Data listing
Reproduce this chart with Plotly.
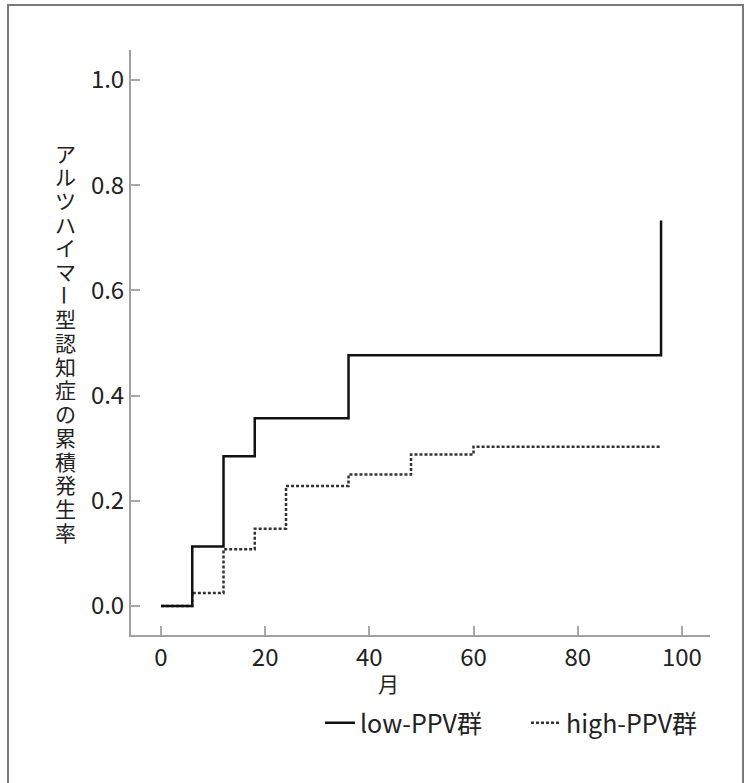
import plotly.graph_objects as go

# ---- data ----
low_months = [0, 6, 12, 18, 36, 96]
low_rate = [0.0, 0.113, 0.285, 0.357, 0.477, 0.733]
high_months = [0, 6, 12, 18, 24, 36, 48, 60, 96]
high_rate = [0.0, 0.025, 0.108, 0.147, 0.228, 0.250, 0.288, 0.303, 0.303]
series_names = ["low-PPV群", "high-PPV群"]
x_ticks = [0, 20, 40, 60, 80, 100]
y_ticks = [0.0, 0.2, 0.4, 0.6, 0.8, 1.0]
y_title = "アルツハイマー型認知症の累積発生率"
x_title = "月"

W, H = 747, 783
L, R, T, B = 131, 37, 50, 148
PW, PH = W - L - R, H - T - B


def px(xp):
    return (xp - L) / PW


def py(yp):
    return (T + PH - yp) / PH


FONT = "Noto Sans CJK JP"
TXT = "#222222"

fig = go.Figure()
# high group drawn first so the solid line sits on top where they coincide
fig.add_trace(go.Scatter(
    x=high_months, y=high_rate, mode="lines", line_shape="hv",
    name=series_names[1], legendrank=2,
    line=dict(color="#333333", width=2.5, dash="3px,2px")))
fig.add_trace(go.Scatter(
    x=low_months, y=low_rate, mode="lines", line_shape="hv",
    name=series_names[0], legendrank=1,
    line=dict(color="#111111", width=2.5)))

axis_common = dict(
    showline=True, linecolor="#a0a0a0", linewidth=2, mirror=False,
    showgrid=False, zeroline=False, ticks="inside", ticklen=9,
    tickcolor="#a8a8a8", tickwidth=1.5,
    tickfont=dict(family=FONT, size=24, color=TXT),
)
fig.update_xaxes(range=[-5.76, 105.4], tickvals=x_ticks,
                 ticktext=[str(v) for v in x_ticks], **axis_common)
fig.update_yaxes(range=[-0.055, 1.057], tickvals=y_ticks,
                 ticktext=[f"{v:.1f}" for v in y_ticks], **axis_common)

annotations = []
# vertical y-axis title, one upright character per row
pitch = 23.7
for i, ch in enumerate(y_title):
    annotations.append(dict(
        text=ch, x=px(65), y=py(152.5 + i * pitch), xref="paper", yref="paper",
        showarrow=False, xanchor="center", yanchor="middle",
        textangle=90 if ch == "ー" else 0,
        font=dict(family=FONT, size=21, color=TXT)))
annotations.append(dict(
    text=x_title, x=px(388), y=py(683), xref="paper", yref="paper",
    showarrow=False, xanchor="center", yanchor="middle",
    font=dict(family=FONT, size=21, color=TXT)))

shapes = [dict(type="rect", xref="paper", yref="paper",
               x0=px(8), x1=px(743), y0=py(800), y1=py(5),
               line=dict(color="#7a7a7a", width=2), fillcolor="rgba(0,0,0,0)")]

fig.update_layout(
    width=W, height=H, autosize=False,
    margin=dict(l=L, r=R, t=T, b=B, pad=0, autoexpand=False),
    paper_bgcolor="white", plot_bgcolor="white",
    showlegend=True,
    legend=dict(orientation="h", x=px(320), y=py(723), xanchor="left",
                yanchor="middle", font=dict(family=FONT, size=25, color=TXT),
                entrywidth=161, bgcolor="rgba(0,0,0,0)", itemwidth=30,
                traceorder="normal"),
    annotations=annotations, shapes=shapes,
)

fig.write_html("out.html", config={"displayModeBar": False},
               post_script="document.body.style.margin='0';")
* * *
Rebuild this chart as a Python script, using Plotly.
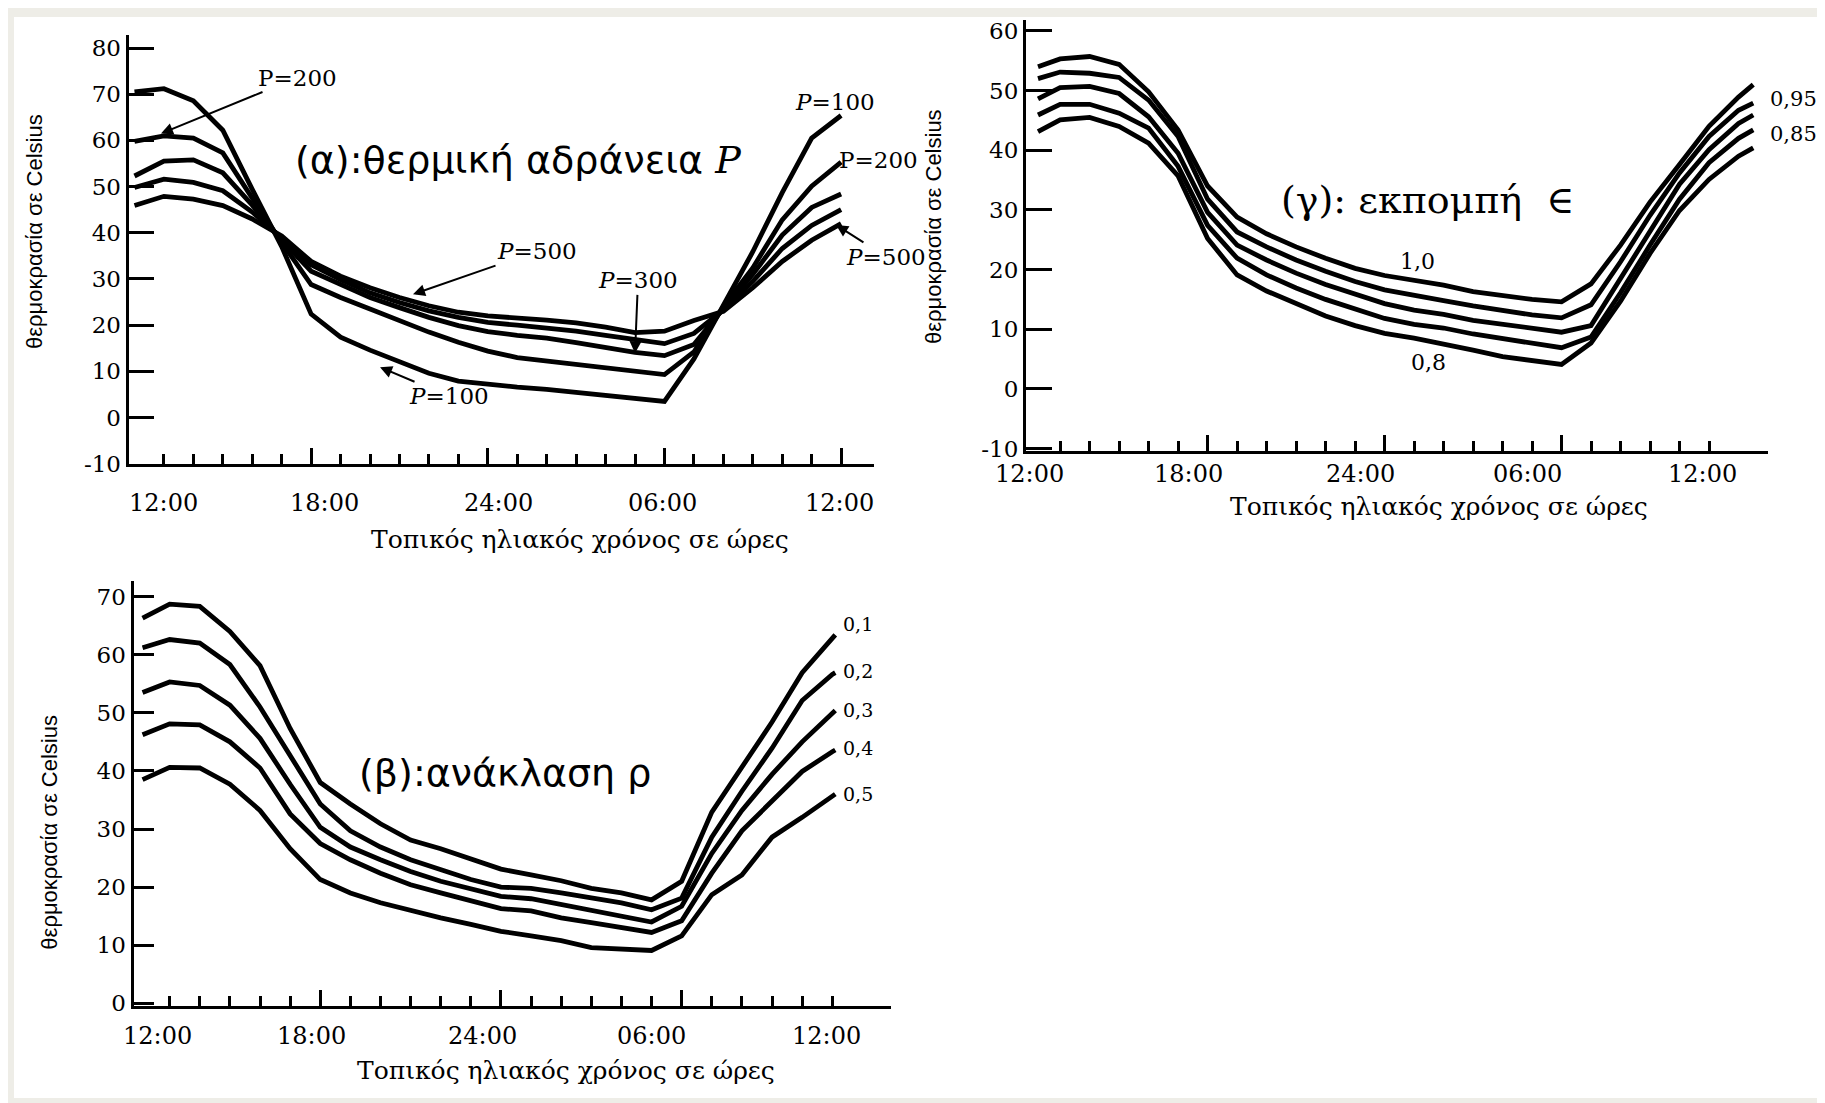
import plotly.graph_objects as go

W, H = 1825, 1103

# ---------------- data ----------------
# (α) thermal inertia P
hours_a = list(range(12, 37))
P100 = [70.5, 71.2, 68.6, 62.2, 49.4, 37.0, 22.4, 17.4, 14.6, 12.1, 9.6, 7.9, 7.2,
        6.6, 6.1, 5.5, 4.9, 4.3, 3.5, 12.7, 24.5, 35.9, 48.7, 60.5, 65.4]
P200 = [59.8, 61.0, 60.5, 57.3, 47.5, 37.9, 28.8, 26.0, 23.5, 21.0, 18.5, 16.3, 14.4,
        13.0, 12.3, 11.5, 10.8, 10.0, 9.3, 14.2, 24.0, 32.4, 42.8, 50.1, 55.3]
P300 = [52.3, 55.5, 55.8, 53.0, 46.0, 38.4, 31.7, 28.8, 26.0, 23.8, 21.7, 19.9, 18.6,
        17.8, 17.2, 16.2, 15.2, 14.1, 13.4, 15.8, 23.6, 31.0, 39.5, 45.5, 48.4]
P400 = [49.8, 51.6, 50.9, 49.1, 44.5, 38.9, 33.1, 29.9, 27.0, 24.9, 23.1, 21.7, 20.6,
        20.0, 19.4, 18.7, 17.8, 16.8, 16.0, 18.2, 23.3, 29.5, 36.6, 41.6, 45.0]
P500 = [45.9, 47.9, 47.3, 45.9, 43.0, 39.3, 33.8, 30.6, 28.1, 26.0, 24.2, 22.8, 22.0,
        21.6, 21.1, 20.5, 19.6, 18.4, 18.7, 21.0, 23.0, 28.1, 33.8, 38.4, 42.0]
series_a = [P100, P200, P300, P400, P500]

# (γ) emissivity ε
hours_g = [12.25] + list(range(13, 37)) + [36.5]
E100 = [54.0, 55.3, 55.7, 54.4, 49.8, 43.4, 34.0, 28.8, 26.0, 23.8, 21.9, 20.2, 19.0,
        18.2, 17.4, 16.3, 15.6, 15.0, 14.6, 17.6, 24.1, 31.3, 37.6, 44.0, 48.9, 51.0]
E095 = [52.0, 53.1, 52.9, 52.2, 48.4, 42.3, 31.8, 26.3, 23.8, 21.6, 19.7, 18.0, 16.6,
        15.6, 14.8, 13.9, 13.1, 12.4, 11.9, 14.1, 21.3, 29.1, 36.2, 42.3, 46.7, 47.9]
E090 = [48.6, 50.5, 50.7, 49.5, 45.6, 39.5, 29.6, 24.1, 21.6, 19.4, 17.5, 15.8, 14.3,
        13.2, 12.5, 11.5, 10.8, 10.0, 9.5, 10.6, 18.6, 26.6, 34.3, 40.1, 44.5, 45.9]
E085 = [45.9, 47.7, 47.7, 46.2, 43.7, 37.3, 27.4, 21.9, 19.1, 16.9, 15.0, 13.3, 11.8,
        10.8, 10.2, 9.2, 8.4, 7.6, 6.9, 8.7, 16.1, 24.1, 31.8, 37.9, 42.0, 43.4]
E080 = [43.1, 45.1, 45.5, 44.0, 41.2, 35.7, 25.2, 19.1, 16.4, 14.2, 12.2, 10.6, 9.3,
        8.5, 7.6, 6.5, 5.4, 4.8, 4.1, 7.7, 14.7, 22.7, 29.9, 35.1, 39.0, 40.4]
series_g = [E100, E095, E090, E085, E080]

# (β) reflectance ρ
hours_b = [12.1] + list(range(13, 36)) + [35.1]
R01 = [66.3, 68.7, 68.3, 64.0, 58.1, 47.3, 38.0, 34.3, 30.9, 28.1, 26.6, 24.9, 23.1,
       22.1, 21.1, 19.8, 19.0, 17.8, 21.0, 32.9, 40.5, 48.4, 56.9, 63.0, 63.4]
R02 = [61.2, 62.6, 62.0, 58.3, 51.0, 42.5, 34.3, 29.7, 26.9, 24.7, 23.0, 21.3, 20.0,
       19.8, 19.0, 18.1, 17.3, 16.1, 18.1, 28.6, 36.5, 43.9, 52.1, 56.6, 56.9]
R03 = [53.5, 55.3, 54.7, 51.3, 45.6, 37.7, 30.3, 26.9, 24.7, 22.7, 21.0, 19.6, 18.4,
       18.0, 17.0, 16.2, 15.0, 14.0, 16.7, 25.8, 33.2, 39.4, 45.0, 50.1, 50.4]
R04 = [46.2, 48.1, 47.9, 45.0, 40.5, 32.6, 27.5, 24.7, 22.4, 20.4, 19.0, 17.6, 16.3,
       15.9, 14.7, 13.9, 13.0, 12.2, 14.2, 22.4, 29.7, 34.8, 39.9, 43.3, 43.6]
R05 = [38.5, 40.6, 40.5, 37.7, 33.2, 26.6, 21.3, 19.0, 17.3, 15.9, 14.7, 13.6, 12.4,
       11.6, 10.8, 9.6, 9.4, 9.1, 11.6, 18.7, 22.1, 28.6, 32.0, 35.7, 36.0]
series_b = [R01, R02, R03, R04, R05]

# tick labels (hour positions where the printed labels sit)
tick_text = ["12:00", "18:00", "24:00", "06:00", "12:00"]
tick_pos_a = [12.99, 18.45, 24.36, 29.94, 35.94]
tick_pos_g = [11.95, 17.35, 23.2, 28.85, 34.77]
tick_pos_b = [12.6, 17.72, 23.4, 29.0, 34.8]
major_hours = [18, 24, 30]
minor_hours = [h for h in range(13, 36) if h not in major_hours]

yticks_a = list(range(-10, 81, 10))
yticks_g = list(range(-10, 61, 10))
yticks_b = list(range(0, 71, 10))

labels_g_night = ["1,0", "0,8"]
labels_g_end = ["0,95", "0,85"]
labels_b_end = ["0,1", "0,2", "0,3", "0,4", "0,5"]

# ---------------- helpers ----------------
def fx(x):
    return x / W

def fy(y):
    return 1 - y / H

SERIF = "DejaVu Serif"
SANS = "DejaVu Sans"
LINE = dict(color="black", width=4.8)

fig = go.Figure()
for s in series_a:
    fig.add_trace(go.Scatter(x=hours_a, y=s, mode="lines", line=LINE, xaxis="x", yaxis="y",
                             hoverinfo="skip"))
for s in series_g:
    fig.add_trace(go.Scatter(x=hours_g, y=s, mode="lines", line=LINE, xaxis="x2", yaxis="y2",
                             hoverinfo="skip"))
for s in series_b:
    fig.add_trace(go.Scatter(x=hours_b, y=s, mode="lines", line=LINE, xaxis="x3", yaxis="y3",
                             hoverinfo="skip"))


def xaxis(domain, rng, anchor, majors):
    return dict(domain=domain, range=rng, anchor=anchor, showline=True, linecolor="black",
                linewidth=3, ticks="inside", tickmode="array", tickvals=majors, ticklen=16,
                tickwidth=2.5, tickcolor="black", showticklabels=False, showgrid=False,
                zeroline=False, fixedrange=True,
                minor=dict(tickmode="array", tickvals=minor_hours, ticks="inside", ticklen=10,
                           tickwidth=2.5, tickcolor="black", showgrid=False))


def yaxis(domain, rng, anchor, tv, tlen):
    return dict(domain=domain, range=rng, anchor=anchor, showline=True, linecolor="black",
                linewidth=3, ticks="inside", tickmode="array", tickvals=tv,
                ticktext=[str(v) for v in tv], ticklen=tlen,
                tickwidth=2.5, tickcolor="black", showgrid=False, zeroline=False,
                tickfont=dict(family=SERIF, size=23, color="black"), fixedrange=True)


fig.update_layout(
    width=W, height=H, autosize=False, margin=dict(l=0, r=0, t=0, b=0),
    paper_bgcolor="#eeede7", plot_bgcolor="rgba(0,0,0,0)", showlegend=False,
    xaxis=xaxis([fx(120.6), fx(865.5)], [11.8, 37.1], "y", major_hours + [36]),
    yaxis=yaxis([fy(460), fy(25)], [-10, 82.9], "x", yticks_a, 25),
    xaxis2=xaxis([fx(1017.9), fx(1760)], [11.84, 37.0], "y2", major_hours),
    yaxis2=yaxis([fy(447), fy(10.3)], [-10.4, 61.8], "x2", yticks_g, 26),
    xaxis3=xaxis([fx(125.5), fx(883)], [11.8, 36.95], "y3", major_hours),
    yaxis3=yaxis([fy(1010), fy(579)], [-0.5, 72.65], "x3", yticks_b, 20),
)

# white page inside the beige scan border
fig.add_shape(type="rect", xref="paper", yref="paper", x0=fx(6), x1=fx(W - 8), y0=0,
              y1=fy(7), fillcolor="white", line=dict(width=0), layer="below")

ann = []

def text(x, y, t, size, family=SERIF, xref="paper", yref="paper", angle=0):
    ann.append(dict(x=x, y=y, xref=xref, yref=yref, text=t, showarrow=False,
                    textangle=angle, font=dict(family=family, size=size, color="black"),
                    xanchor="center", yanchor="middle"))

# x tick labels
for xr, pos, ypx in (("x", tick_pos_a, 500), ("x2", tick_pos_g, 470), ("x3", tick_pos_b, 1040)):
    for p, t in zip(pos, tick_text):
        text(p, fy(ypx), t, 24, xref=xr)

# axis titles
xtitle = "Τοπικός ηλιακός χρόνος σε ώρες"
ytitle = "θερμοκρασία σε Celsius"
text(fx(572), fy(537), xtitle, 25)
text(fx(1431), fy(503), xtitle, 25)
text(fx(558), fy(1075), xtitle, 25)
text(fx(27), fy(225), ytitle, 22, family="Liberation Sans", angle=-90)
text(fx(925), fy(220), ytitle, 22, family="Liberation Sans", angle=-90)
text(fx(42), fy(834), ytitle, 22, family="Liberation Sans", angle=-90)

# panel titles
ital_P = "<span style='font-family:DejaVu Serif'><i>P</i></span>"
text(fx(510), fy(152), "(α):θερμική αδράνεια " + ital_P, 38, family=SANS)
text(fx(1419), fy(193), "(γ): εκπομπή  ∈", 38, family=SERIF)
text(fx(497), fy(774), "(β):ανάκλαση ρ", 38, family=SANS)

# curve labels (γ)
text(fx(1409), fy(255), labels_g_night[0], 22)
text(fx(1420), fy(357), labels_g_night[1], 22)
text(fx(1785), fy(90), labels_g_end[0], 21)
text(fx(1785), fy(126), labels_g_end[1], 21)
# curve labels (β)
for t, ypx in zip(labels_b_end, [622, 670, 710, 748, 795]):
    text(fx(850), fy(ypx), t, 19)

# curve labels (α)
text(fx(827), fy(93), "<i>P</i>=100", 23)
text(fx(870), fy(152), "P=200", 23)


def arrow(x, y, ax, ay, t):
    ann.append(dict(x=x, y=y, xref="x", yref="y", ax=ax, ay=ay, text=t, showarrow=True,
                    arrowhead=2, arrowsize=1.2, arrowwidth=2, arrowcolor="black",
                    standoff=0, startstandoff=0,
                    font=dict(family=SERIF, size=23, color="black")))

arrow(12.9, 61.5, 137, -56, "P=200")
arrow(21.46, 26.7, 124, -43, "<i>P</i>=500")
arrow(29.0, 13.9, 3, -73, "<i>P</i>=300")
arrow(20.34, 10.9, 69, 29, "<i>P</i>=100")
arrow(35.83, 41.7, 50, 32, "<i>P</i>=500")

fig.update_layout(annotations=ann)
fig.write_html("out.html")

**Instructions to follow:** From the listing above, restate verbatim the lines running from the one with "Rebuild this chart" through the one with "W, H = 1825, 1103", inclusive, but not the pictures.

**Finished exercise:**
Rebuild this chart as a Python script, using Plotly.
import plotly.graph_objects as go

W, H = 1825, 1103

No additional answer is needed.